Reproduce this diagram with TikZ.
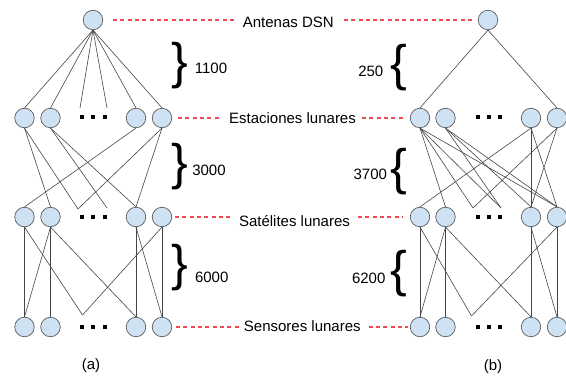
\documentclass[tikz,border=0pt]{standalone}
\usepackage{fontspec}
\setmainfont{Liberation Sans}
\definecolor{nodefill}{RGB}{207,226,243}
\definecolor{nodeborder}{RGB}{95,95,95}
\definecolor{edgecol}{RGB}{70,70,70}
\definecolor{dashred}{RGB}{240,75,80}
\begin{document}
\begin{tikzpicture}[x=1pt,y=-1pt,
  nd/.style={circle,draw=nodeborder,fill=nodefill,line width=0.7pt,minimum size=19.5pt,inner sep=0pt},
  ln/.style={draw=edgecol,line width=0.6pt},
  rdash/.style={draw=dashred,line width=1.1pt,dash pattern=on 4pt off 3.3pt},
  lbl/.style={font=\fontsize{15}{18}\selectfont,inner sep=0pt,anchor=base},
  br/.style={font=\fontsize{50}{50}\selectfont,inner sep=0pt}]
\useasboundingbox (0,0) rectangle (566,377);

% ---------- left graph (a) ----------
\node[nd] (TL) at (93,20) {};
\foreach \n/\x in {1/24.5,2/50.5,3/136,4/162}{
  \node[nd] (a\n) at (\x,118) {};
  \node[nd] (b\n) at (\x,217) {};
  \node[nd] (c\n) at (\x,327) {};
}
\coordinate (pL1) at (80,108);
\coordinate (pL2) at (107,108);
\coordinate (qL1) at (78,209);
\coordinate (qL2) at (107,208);
\coordinate (vL) at (82.5,315);

\draw[ln] (TL.south) -- (a1.north);
\draw[ln] (TL.south) -- (a2.north);
\draw[ln] (TL.south) -- (pL1);
\draw[ln] (TL.south) -- (pL2);
\draw[ln] (TL.south) -- (a3.north);
\draw[ln] (TL.south) -- (a4.north);

\draw[ln] (a1.south) -- (b2.north);
\draw[ln] (a1.south) -- (qL1);
\draw[ln] (a2.south) -- (qL2);
\draw[ln] (a2.south) -- (b3.north);
\draw[ln] (a3.south) -- (b1.north);
\draw[ln] (a4.south) -- (qL1);
\draw[ln] (a4.south) -- (b3.north);

\draw[ln] (b1.south) -- (c1.north);
\draw[ln] (b1.south) -- (vL);
\draw[ln] (b2.south) -- (c1.north);
\draw[ln] (b2.south) -- (c2.north);
\draw[ln] (b2.south) -- (c3.north);
\draw[ln] (b3.south) -- (c3.north);
\draw[ln] (b3.south) -- (c4.north);
\draw[ln] (b4.south) -- (c4.north);
\draw[ln] (b4.south) -- (vL);

% ---------- right graph (b) ----------
\node[nd] (TR) at (488,20) {};
\foreach \n/\x in {1/420,2/445.5,3/531,4/557}{
  \node[nd] (e\n) at (\x,118) {};
  \node[nd] (f\n) at (\x,217) {};
  \node[nd] (g\n) at (\x,327) {};
}
\coordinate (qR1) at (473,208);
\coordinate (qR2) at (501,208);
\coordinate (vR) at (471.5,316);

\draw[ln] (TR.south) -- (e1.north);
\draw[ln] (TR.south) -- (e4.north);

\draw[ln] (e1.south) -- (f2.north);
\draw[ln] (e1.south) -- (qR1);
\draw[ln] (e1.south) -- (qR2);
\draw[ln] (e1.south) -- (f4.north);
\draw[ln] (e2.south) -- (qR2);
\draw[ln] (e2.south) -- (f3.north);
\draw[ln] (e2.south) -- (f4.north);
\draw[ln] (e3.south) -- (f1.north);
\draw[ln] (e3.south) -- (f3.north);
\draw[ln] (e3.south) -- (f4.north);
\draw[ln] (e4.south) -- (qR1);
\draw[ln] (e4.south) -- (f3.north);

\draw[ln] (f1.south) -- (g1.north);
\draw[ln] (f1.south) -- (vR);
\draw[ln] (f2.south) -- (g1.north);
\draw[ln] (f2.south) -- (g2.north);
\draw[ln] (f2.south) -- (g3.north);
\draw[ln] (f3.south) -- (g3.north);
\draw[ln] (f3.south) -- (g4.north);
\draw[ln] (f4.south) -- (g4.north);
\draw[ln] (f4.south) -- (vR);

% ---------- ellipsis dots ----------
\foreach \y in {117.5,217,327.5}{
  \foreach \x in {81.5,93,104.5}{\fill (\x-2,\y-2) rectangle ++(4,4);}
  \foreach \x in {478,488.5,499.5}{\fill (\x-2,\y-2) rectangle ++(4,4);}
}

% ---------- level labels ----------
\node[lbl] (lDSN) at (288.3,27.4) {Antenas DSN};
\node[lbl] (lEst) at (292.5,124) {Estaciones lunares};
\node[lbl] (lSat) at (294.5,226.5) {Satélites lunares};
\node[lbl] (lSen) at (302.3,331.4) {Sensores lunares};

\draw[rdash] ([xshift=10pt]TL.east) -- ([xshift=-9pt]lDSN.west |- TL.east);
\draw[rdash] ([xshift=10pt]lDSN.east |- TR.west) -- ([xshift=-6pt]TR.west);
\draw[rdash] ([xshift=6pt]a4.east) -- ([xshift=-8pt]lEst.west |- a4.east);
\draw[rdash] ([xshift=6pt]lEst.east |- e1.west) -- ([xshift=-7pt]e1.west);
\draw[rdash] ([xshift=3pt]b4.east) -- ([xshift=-6pt]lSat.west |- b4.east);
\draw[rdash] ([xshift=8pt]lSat.east |- f1.west) -- ([xshift=-7pt]f1.west);
\draw[rdash] ([xshift=4pt]c4.east) -- ([xshift=-5pt]lSen.west |- c4.east);
\draw[rdash] ([xshift=8pt]lSen.east |- g1.west) -- ([xshift=-2pt]g1.west);

% ---------- braces and counts ----------
\node[br] (bA1) at (179.5,65.5) {\}};
\node[br] (bA2) at (179.5,166.7) {\}};
\node[br] (bA3) at (180,267.5) {\}};
\node[br] (bB1) at (399,67.5) {\{};
\node[br] (bB2) at (399,171.7) {\{};
\node[br] (bB3) at (399,273.3) {\{};

\node[lbl] (nA1) at (211,73.3) {1100};
\node[lbl] (nA2) at (209,176) {3000};
\node[lbl] (nA3) at (211.7,282.7) {6000};
\node[lbl] (nB1) at (370.8,76.7) {250};
\node[lbl] (nB2) at (370.3,180) {3700};
\node[lbl] (nB3) at (368.7,283.3) {6200};

\node[lbl] (capA) at (91,370) {(a)};
\node[lbl] (capB) at (493,370.5) {(b)};
\end{tikzpicture}
\end{document}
____________
What you have to do. Copy out the listing exactly as it stands, but not the pictures.

The output.
Reproduce this diagram with TikZ.
\documentclass[tikz,border=0pt]{standalone}
\usepackage{fontspec}
\setmainfont{Liberation Sans}
\definecolor{nodefill}{RGB}{207,226,243}
\definecolor{nodeborder}{RGB}{95,95,95}
\definecolor{edgecol}{RGB}{70,70,70}
\definecolor{dashred}{RGB}{240,75,80}
\begin{document}
\begin{tikzpicture}[x=1pt,y=-1pt,
  nd/.style={circle,draw=nodeborder,fill=nodefill,line width=0.7pt,minimum size=19.5pt,inner sep=0pt},
  ln/.style={draw=edgecol,line width=0.6pt},
  rdash/.style={draw=dashred,line width=1.1pt,dash pattern=on 4pt off 3.3pt},
  lbl/.style={font=\fontsize{15}{18}\selectfont,inner sep=0pt,anchor=base},
  br/.style={font=\fontsize{50}{50}\selectfont,inner sep=0pt}]
\useasboundingbox (0,0) rectangle (566,377);

% ---------- left graph (a) ----------
\node[nd] (TL) at (93,20) {};
\foreach \n/\x in {1/24.5,2/50.5,3/136,4/162}{
  \node[nd] (a\n) at (\x,118) {};
  \node[nd] (b\n) at (\x,217) {};
  \node[nd] (c\n) at (\x,327) {};
}
\coordinate (pL1) at (80,108);
\coordinate (pL2) at (107,108);
\coordinate (qL1) at (78,209);
\coordinate (qL2) at (107,208);
\coordinate (vL) at (82.5,315);

\draw[ln] (TL.south) -- (a1.north);
\draw[ln] (TL.south) -- (a2.north);
\draw[ln] (TL.south) -- (pL1);
\draw[ln] (TL.south) -- (pL2);
\draw[ln] (TL.south) -- (a3.north);
\draw[ln] (TL.south) -- (a4.north);

\draw[ln] (a1.south) -- (b2.north);
\draw[ln] (a1.south) -- (qL1);
\draw[ln] (a2.south) -- (qL2);
\draw[ln] (a2.south) -- (b3.north);
\draw[ln] (a3.south) -- (b1.north);
\draw[ln] (a4.south) -- (qL1);
\draw[ln] (a4.south) -- (b3.north);

\draw[ln] (b1.south) -- (c1.north);
\draw[ln] (b1.south) -- (vL);
\draw[ln] (b2.south) -- (c1.north);
\draw[ln] (b2.south) -- (c2.north);
\draw[ln] (b2.south) -- (c3.north);
\draw[ln] (b3.south) -- (c3.north);
\draw[ln] (b3.south) -- (c4.north);
\draw[ln] (b4.south) -- (c4.north);
\draw[ln] (b4.south) -- (vL);

% ---------- right graph (b) ----------
\node[nd] (TR) at (488,20) {};
\foreach \n/\x in {1/420,2/445.5,3/531,4/557}{
  \node[nd] (e\n) at (\x,118) {};
  \node[nd] (f\n) at (\x,217) {};
  \node[nd] (g\n) at (\x,327) {};
}
\coordinate (qR1) at (473,208);
\coordinate (qR2) at (501,208);
\coordinate (vR) at (471.5,316);

\draw[ln] (TR.south) -- (e1.north);
\draw[ln] (TR.south) -- (e4.north);

\draw[ln] (e1.south) -- (f2.north);
\draw[ln] (e1.south) -- (qR1);
\draw[ln] (e1.south) -- (qR2);
\draw[ln] (e1.south) -- (f4.north);
\draw[ln] (e2.south) -- (qR2);
\draw[ln] (e2.south) -- (f3.north);
\draw[ln] (e2.south) -- (f4.north);
\draw[ln] (e3.south) -- (f1.north);
\draw[ln] (e3.south) -- (f3.north);
\draw[ln] (e3.south) -- (f4.north);
\draw[ln] (e4.south) -- (qR1);
\draw[ln] (e4.south) -- (f3.north);

\draw[ln] (f1.south) -- (g1.north);
\draw[ln] (f1.south) -- (vR);
\draw[ln] (f2.south) -- (g1.north);
\draw[ln] (f2.south) -- (g2.north);
\draw[ln] (f2.south) -- (g3.north);
\draw[ln] (f3.south) -- (g3.north);
\draw[ln] (f3.south) -- (g4.north);
\draw[ln] (f4.south) -- (g4.north);
\draw[ln] (f4.south) -- (vR);

% ---------- ellipsis dots ----------
\foreach \y in {117.5,217,327.5}{
  \foreach \x in {81.5,93,104.5}{\fill (\x-2,\y-2) rectangle ++(4,4);}
  \foreach \x in {478,488.5,499.5}{\fill (\x-2,\y-2) rectangle ++(4,4);}
}

% ---------- level labels ----------
\node[lbl] (lDSN) at (288.3,27.4) {Antenas DSN};
\node[lbl] (lEst) at (292.5,124) {Estaciones lunares};
\node[lbl] (lSat) at (294.5,226.5) {Satélites lunares};
\node[lbl] (lSen) at (302.3,331.4) {Sensores lunares};

\draw[rdash] ([xshift=10pt]TL.east) -- ([xshift=-9pt]lDSN.west |- TL.east);
\draw[rdash] ([xshift=10pt]lDSN.east |- TR.west) -- ([xshift=-6pt]TR.west);
\draw[rdash] ([xshift=6pt]a4.east) -- ([xshift=-8pt]lEst.west |- a4.east);
\draw[rdash] ([xshift=6pt]lEst.east |- e1.west) -- ([xshift=-7pt]e1.west);
\draw[rdash] ([xshift=3pt]b4.east) -- ([xshift=-6pt]lSat.west |- b4.east);
\draw[rdash] ([xshift=8pt]lSat.east |- f1.west) -- ([xshift=-7pt]f1.west);
\draw[rdash] ([xshift=4pt]c4.east) -- ([xshift=-5pt]lSen.west |- c4.east);
\draw[rdash] ([xshift=8pt]lSen.east |- g1.west) -- ([xshift=-2pt]g1.west);

% ---------- braces and counts ----------
\node[br] (bA1) at (179.5,65.5) {\}};
\node[br] (bA2) at (179.5,166.7) {\}};
\node[br] (bA3) at (180,267.5) {\}};
\node[br] (bB1) at (399,67.5) {\{};
\node[br] (bB2) at (399,171.7) {\{};
\node[br] (bB3) at (399,273.3) {\{};

\node[lbl] (nA1) at (211,73.3) {1100};
\node[lbl] (nA2) at (209,176) {3000};
\node[lbl] (nA3) at (211.7,282.7) {6000};
\node[lbl] (nB1) at (370.8,76.7) {250};
\node[lbl] (nB2) at (370.3,180) {3700};
\node[lbl] (nB3) at (368.7,283.3) {6200};

\node[lbl] (capA) at (91,370) {(a)};
\node[lbl] (capB) at (493,370.5) {(b)};
\end{tikzpicture}
\end{document}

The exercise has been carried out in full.